His group bought 50 oysters to eat raw on the half shell and 18 larger oysters for the grill. "I think we can kill it with four people," said Ricardo Ramirez, another of the three chefs in the group.

Tomales Bay, formed along a submerged portion of the San Andreas Fault, affords Hog Island a tranquil setting that is also free of industry, except for the dairy and cattle ranches bordering the waterway.

A long-term lease from the state on 160 acres of submerged oyster beds insulates Hog Island from the controversy that engulfed nearby Drakes Bay Oyster Co., which is carrying its battle against a federal government shutdown order to the Supreme Court.

The cloud over Hog Island — and other shellfish purveyors along with them — is an atmospheric carbon dioxide level higher now than at any time in the past 650,000 years, according to Al Gore's Oscar-winning 2006 documentary, "An Inconvenient Truth."

In 2007, the consequences for the West Coast oyster industry hit with a massive die-off of oyster seed at Whiskey Creek Shellfish Hatchery near Tillamook, Ore.

Hog Island, like other California oyster farms, buys seed — tiny oysters measuring about one-tenth of an inch — which they plant in shallow estuaries like Tomales Bay, where the mollusks grow to market size in 18 months to three years, depending on the species.

Whiskey Creek was "the canary in the coal mine," said oceanographer Tessa Hill, one of four researchers at the Bodega Marine Laboratory in Bodega Bay who formed an ocean acidification working group in 2007.

Moreover, they now know that the West Coast is "at the forefront" of ocean acidification's relentless onslaught, Hill said.

"We see some of the most acidic waters in the world," she said.

The same upwelling system that bathes the North Coast in nutrient-rich water, promoting life from tiny phytoplankton to massive blue whales, also brings up water turned acidic by decomposing organic matter at the bottom of the ocean.

Hill's team raised oysters in laboratory aquariums that created the carbon dioxide level experts expect the ocean to reach in a century, with nearly three times the current level of dissolved carbon dioxide.

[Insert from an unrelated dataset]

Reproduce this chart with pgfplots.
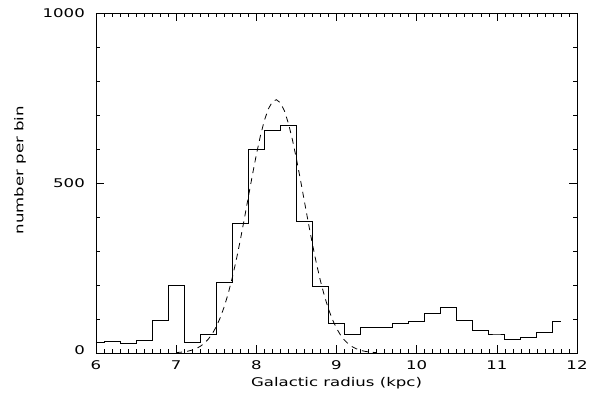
\documentclass[border=0pt]{standalone}
\usepackage{fontspec}
\setmainfont{DejaVu Sans}[FakeStretch=1.38]
\usepackage{pgfplots}
\pgfplotsset{compat=1.18}

\begin{document}
\begin{tikzpicture}
\useasboundingbox (-96pt,-57.5pt) rectangle (493pt,353pt);
\begin{axis}[
    scale only axis,
    width=481pt, height=340pt,
    at={(0,0)}, anchor=south west,
    xmin=6, xmax=12,
    ymin=0, ymax=1000,
    xtick={6,7,8,9,10,11,12},
    ytick={0,500,1000},
    yticklabels={\raisebox{5pt}{0},500,1000},
    minor x tick num=9,
    minor y tick num=4,
    tick align=inside,
    tick pos=both,
    major tick length=8pt,
    minor tick length=4pt,
    every tick/.style={black, line width=0.6pt},
    axis line style={line width=0.8pt},
    font=\fontsize{12}{14}\selectfont,
    /pgf/number format/assume math mode=true,
    /pgf/number format/1000 sep={},
    xticklabel style={anchor=center, yshift=-12pt},
    yticklabel style={anchor=east, inner sep=0pt, xshift=-11pt},
    xlabel={Galactic radius (kpc)},
    ylabel={number per bin},
    xlabel style={at={(axis description cs:0.5,-0.0897)}, anchor=center},
    ylabel style={at={(axis description cs:-0.158,0.538)}, anchor=center},
]

% histogram, bins of 0.2 kpc
\addplot[const plot mark mid, black, line width=1pt] coordinates {
    (6.0,32) (6.2,35) (6.4,29) (6.6,37) (6.8,95) (7.0,198)
    (7.2,30) (7.4,54) (7.6,206) (7.8,380) (8.0,598) (8.2,655)
    (8.4,669) (8.6,387) (8.8,195) (9.0,86) (9.2,54) (9.4,74)
    (9.6,74) (9.8,87) (10.0,93) (10.2,117) (10.4,134) (10.6,97)
    (10.8,66) (11.0,53) (11.2,40) (11.4,47) (11.6,61) (11.8,92)
};

% gaussian fit
\addplot[black, line width=0.8pt, dash pattern=on 6pt off 5pt] coordinates {
    (7.00,1.3) (7.05,2.2) (7.10,3.5) (7.15,5.6) (7.20,8.6)
    (7.25,13.1) (7.30,19.5) (7.35,28.3) (7.40,40.4) (7.45,56.4)
    (7.50,77.3) (7.55,103.8) (7.60,136.4) (7.65,175.6) (7.70,221.7)
    (7.75,274.1) (7.80,332.0) (7.85,394.1) (7.90,458.3) (7.95,522.2)
    (8.00,583.1) (8.05,637.9) (8.10,683.8) (8.15,718.0) (8.20,738.9)
    (8.25,745.0) (8.30,735.9) (8.35,712.2) (8.40,675.4) (8.45,627.6)
    (8.50,571.3) (8.55,509.7) (8.60,445.4) (8.65,381.4) (8.70,320.1)
    (8.75,263.1) (8.80,211.9) (8.85,167.3) (8.90,129.3) (8.95,98.0)
    (9.00,72.7) (9.05,52.9) (9.10,37.7) (9.15,26.3) (9.20,18.0)
    (9.25,12.1) (9.30,7.9) (9.35,5.1) (9.40,3.2) (9.45,2.0) (9.50,1.2)
};

\end{axis}
\end{tikzpicture}
\end{document}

The young mollusks were undersized, with thinner shells more susceptible to damage from waves and predators, Hill said.

Finger and Sawyer are collaborating with Hill's team, but they aren't just waiting for the results. The Humboldt Bay hatchery, due for completion in the fall, is intended to shore up future oyster seed shortages.

The company declined to say how much the hatchery cost.

Meanwhile, the Earth's carbon dioxide levels continue to soar.

Greenhouse gas emissions from 2000 to 2010 were the highest in human history, the Intergovernmental Panel on Climate Change reported this month.

In 2011, carbon dioxide emissions from consumption of fossil fuels worldwide totalled 32 billion metric tons, the U.S. Energy Information Administration said. The ocean absorbed up to 30 percent of it, scientists say, or nearly 10 billion metric tons.

John Finger, standing by a sparkling Tomales Bay on a sunny spring day, contemplated the potential impact on his livelihood and the fecund waters it depends on.

"It's mind-boggling to think about it sometimes," he said.